Зато в конце января он принес кучу денег, тысячу рублей.
– Наступило второе тысячелетие, - сказал мне муж, передавая пачку сиреневых купюр. Напомню, что первое было в 1971 году, когда он вернулся с Камчатки.
– А что будем делать с деньгами?
– я всегда спрашивала у мужа, куда мы будем тратить деньги, если сумма свалилась неожиданно, регулярные поступления были рассчитаны досконально, и я тратила их по собственному усмотрению, если жесткие рамки постоянной нехватки можно рассматривать как "собственное усмотрение ".
Деньги у нас всегда лежали открыто, в платяном шкафу на полке, когда завелась резная шкатулка, то в ней. Дети деньги брали только с нашего согласия. Катя звонила мне и просила пять рублей, или три, и даже рубль. Когда оставалось 25 рублей, то кто успевал ухватить эту последнюю купюру, я или Алексей, тот и оказывался хозяином положения, богатеньким Буратино, все остальные должны были клянчить деньги у него.
– Тратить, - сказал муж.
– Купим одежду, а то ты всё стонешь, что мы не так одеты.
Вот тогда Алешка и купил себе совместный франко-советский костюм, сам купил, без меня, и впервые ему оказались впору и брюки и пиджак, а цвет ему подходящий, темно-горчичный. Сейчас, в 2004 году этот костюм всё еще служит ему в качестве выходного. Впрочем, всё это время он надевал его не чаще трех-пяти раз в год.
Но костюм он приобрел только в марте, когда отдохнул от тяжких трудов.
А я купила себе зимнюю шапку из куницы, которую проносила десять лет, но не так, как муж костюм, а вплотную, весь сезон только в ней.
Это была моя первая приличная зимняя меховая шапка, и то не новая, а купленная в комиссионке.

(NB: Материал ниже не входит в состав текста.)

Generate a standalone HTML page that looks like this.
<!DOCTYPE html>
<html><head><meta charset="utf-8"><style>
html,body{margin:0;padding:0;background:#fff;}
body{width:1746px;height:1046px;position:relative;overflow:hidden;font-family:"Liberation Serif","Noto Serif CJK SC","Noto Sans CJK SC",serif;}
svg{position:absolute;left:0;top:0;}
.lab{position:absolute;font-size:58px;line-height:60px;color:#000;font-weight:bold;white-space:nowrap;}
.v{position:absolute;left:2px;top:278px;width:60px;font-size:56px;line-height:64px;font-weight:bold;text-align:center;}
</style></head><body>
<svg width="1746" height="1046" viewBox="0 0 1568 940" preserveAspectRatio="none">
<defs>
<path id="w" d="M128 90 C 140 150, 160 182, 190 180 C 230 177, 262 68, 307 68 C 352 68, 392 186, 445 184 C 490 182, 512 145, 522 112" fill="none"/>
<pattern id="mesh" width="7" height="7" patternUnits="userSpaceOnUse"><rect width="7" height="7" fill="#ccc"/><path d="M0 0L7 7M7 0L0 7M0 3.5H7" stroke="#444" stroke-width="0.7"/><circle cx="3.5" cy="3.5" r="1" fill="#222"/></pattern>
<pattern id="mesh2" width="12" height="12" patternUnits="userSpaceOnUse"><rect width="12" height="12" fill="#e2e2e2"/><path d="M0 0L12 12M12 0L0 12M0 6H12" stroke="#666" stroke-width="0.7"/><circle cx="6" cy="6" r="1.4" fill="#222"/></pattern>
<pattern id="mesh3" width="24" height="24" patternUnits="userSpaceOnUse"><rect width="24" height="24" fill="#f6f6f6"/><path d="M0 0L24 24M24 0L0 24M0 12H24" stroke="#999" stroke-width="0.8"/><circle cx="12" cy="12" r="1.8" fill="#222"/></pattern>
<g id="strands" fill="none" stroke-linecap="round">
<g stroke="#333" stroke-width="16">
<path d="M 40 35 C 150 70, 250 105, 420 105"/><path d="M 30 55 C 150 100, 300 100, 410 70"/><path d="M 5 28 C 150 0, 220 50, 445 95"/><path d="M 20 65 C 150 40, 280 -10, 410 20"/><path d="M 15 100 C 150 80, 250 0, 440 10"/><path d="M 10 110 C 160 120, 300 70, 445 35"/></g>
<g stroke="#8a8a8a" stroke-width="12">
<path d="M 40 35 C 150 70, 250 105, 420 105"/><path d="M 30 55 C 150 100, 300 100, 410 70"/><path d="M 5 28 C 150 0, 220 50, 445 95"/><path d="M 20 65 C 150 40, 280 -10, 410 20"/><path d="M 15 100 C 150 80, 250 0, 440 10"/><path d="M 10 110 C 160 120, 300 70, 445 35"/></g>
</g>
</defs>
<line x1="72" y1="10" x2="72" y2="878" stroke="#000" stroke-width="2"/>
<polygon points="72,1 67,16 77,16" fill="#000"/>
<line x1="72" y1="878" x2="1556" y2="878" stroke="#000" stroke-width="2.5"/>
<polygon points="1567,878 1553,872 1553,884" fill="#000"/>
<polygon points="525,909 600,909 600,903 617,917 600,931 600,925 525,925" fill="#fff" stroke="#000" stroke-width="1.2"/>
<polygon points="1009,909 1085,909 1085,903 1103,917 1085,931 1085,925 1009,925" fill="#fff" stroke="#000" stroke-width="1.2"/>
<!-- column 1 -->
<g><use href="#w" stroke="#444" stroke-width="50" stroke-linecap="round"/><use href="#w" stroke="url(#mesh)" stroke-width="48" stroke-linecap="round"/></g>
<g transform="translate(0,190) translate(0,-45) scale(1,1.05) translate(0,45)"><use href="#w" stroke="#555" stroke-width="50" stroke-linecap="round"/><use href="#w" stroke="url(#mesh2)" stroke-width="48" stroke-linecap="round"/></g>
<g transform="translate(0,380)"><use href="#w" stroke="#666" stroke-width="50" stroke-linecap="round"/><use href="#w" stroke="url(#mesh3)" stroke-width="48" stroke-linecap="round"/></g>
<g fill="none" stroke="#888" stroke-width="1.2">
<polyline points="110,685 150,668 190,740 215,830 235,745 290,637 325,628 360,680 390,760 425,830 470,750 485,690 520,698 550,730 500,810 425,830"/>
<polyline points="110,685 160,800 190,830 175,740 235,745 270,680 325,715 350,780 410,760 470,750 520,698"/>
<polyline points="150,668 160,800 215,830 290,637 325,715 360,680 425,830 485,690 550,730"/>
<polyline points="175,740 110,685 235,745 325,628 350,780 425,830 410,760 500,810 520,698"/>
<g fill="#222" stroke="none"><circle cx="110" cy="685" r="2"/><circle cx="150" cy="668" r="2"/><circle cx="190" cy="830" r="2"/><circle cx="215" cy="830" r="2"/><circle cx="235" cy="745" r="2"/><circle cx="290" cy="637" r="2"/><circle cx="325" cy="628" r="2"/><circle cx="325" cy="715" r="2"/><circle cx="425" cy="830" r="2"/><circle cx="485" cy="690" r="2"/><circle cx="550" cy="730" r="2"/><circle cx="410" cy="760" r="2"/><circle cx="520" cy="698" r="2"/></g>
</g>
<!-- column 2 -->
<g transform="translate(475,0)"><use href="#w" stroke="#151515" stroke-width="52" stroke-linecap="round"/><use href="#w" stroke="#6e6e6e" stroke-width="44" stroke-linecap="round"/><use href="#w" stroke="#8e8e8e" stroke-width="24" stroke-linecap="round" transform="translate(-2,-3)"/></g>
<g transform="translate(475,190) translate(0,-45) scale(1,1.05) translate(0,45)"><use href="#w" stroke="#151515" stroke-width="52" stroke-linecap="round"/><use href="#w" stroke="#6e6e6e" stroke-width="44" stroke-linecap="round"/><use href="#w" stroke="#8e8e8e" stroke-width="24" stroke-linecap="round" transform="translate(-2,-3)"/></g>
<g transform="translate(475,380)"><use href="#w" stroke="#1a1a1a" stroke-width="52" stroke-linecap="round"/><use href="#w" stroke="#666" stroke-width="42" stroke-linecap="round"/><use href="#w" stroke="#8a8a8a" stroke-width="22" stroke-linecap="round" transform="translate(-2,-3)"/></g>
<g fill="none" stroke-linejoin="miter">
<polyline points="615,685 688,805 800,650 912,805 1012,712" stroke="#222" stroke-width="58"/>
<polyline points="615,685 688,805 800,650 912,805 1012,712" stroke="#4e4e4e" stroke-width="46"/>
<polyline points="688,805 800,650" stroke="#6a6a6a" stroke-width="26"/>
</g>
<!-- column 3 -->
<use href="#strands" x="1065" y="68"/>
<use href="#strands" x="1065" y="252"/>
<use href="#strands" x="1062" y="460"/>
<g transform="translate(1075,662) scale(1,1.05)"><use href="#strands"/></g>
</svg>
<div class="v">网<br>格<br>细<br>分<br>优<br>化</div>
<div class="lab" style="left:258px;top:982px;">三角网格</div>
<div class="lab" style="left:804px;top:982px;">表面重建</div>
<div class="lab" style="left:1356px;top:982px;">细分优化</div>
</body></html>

Еще когда мы жили на Дирижабельной, мама отдала мне старую каракулевую шапку, я сама пришила к ней норку, отпоротую от воротника, проложила картон, чтобы ободок был жестче, и отходила два года. Потом была коричневая синтетическая шапка с большими полями, Нина дразнила меня в ней летучей мышью, а Алешка, когда лепил пельмени с детьми, приговаривал, слепляя два конца в кружок:
– Вот еще одну мамину шляпку сделали - и аккуратно клал на доску.